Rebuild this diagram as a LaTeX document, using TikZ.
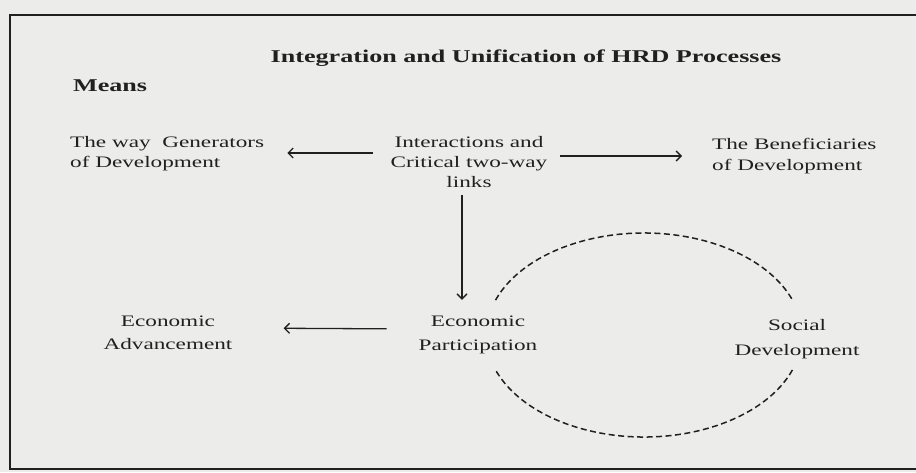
\documentclass[tikz,border=0pt]{standalone}
\usepackage{fontspec}
\setmainfont{Liberation Serif}
\usepackage{graphicx}
\usetikzlibrary{arrows.meta}
\definecolor{paper}{RGB}{236,236,234}
\definecolor{ink}{RGB}{32,32,32}
\newcommand{\wtext}[3]{\scalebox{1.45}[1]{\fontsize{16}{#1}\selectfont\begin{tabular}{@{}#2@{}}#3\end{tabular}}}
\newcommand{\wbold}[1]{\scalebox{1.45}[1]{\fontsize{18}{22}\selectfont\bfseries #1}}
\begin{document}
\begin{tikzpicture}[x=1pt,y=-1pt,
  lbl/.style={inner sep=0pt, text=ink},
  arr/.style={draw=ink, line width=1.3pt, -{Straight Barb[length=5pt,width=10pt,line width=1.3pt]}},
  frame/.style={draw=ink, line width=1.8pt},
  ring/.style={draw=ink, line width=1.5pt, dash pattern=on 6pt off 3.5pt}]
\useasboundingbox (0,0) rectangle (916,472);
\fill[paper] (0,0) rectangle (916,472);
% frame
\draw[frame] (916,15) -- (10,15) -- (10,469) -- (916,469);
% texts
\node[lbl] (title) at (526,58) {\wbold{Integration and Unification of HRD Processes}};
\node[lbl, anchor=west] (means) at (73,86) {\wbold{Means}};
\node[lbl, anchor=west] (waygen) at (70,153) {\wtext{20}{l}{The way\ \ Generators\\of Development}};
\node[lbl] (inter) at (469,163) {\wtext{20}{c}{Interactions and\\Critical two-way\\links}};
\node[lbl, anchor=west] (benef) at (712,156) {\wtext{21}{l}{The Beneficiaries\\of Development}};
\node[lbl] (econp) at (478,334) {\wtext{24}{c}{Economic\\Participation}};
\node[lbl] (econadv) at (168,333) {\wtext{23}{c}{Economic\\Advancement}};
\node[lbl] (social) at (797,338) {\wtext{25}{c}{Social\\Development}};
% connectors
\draw[arr, shorten <=18pt, shorten >=23pt] (inter.west |- waygen.east) -- (waygen.east);
\draw[arr, shorten <=13pt, shorten >=30pt] (inter.east |- benef.west) -- (benef.west);
\draw[arr, shorten <=2pt, shorten >=10pt] ([xshift=-7pt]inter.south) -- ([xshift=-16pt]econp.north);
\draw[arr, shorten <=32pt, shorten >=51pt] ([yshift=5pt]econp.west) -- ([yshift=5pt]econadv.east);
% dashed ellipse with gaps for the labels
\coordinate (ell) at (644,335);
\draw[ring] (ell) ++(200:158 and 102) arc[start angle=200, end angle=340, x radius=158, y radius=102];
\draw[ring] (ell) ++(20:158 and 102) arc[start angle=20, end angle=160, x radius=158, y radius=102];
\end{tikzpicture}
\end{document}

** The task **
Write the full listing out again with every line unchanged, but include no pictures.

** Completed exercise **
Rebuild this diagram as a LaTeX document, using TikZ.
\documentclass[tikz,border=0pt]{standalone}
\usepackage{fontspec}
\setmainfont{Liberation Serif}
\usepackage{graphicx}
\usetikzlibrary{arrows.meta}
\definecolor{paper}{RGB}{236,236,234}
\definecolor{ink}{RGB}{32,32,32}
\newcommand{\wtext}[3]{\scalebox{1.45}[1]{\fontsize{16}{#1}\selectfont\begin{tabular}{@{}#2@{}}#3\end{tabular}}}
\newcommand{\wbold}[1]{\scalebox{1.45}[1]{\fontsize{18}{22}\selectfont\bfseries #1}}
\begin{document}
\begin{tikzpicture}[x=1pt,y=-1pt,
  lbl/.style={inner sep=0pt, text=ink},
  arr/.style={draw=ink, line width=1.3pt, -{Straight Barb[length=5pt,width=10pt,line width=1.3pt]}},
  frame/.style={draw=ink, line width=1.8pt},
  ring/.style={draw=ink, line width=1.5pt, dash pattern=on 6pt off 3.5pt}]
\useasboundingbox (0,0) rectangle (916,472);
\fill[paper] (0,0) rectangle (916,472);
% frame
\draw[frame] (916,15) -- (10,15) -- (10,469) -- (916,469);
% texts
\node[lbl] (title) at (526,58) {\wbold{Integration and Unification of HRD Processes}};
\node[lbl, anchor=west] (means) at (73,86) {\wbold{Means}};
\node[lbl, anchor=west] (waygen) at (70,153) {\wtext{20}{l}{The way\ \ Generators\\of Development}};
\node[lbl] (inter) at (469,163) {\wtext{20}{c}{Interactions and\\Critical two-way\\links}};
\node[lbl, anchor=west] (benef) at (712,156) {\wtext{21}{l}{The Beneficiaries\\of Development}};
\node[lbl] (econp) at (478,334) {\wtext{24}{c}{Economic\\Participation}};
\node[lbl] (econadv) at (168,333) {\wtext{23}{c}{Economic\\Advancement}};
\node[lbl] (social) at (797,338) {\wtext{25}{c}{Social\\Development}};
% connectors
\draw[arr, shorten <=18pt, shorten >=23pt] (inter.west |- waygen.east) -- (waygen.east);
\draw[arr, shorten <=13pt, shorten >=30pt] (inter.east |- benef.west) -- (benef.west);
\draw[arr, shorten <=2pt, shorten >=10pt] ([xshift=-7pt]inter.south) -- ([xshift=-16pt]econp.north);
\draw[arr, shorten <=32pt, shorten >=51pt] ([yshift=5pt]econp.west) -- ([yshift=5pt]econadv.east);
% dashed ellipse with gaps for the labels
\coordinate (ell) at (644,335);
\draw[ring] (ell) ++(200:158 and 102) arc[start angle=200, end angle=340, x radius=158, y radius=102];
\draw[ring] (ell) ++(20:158 and 102) arc[start angle=20, end angle=160, x radius=158, y radius=102];
\end{tikzpicture}
\end{document}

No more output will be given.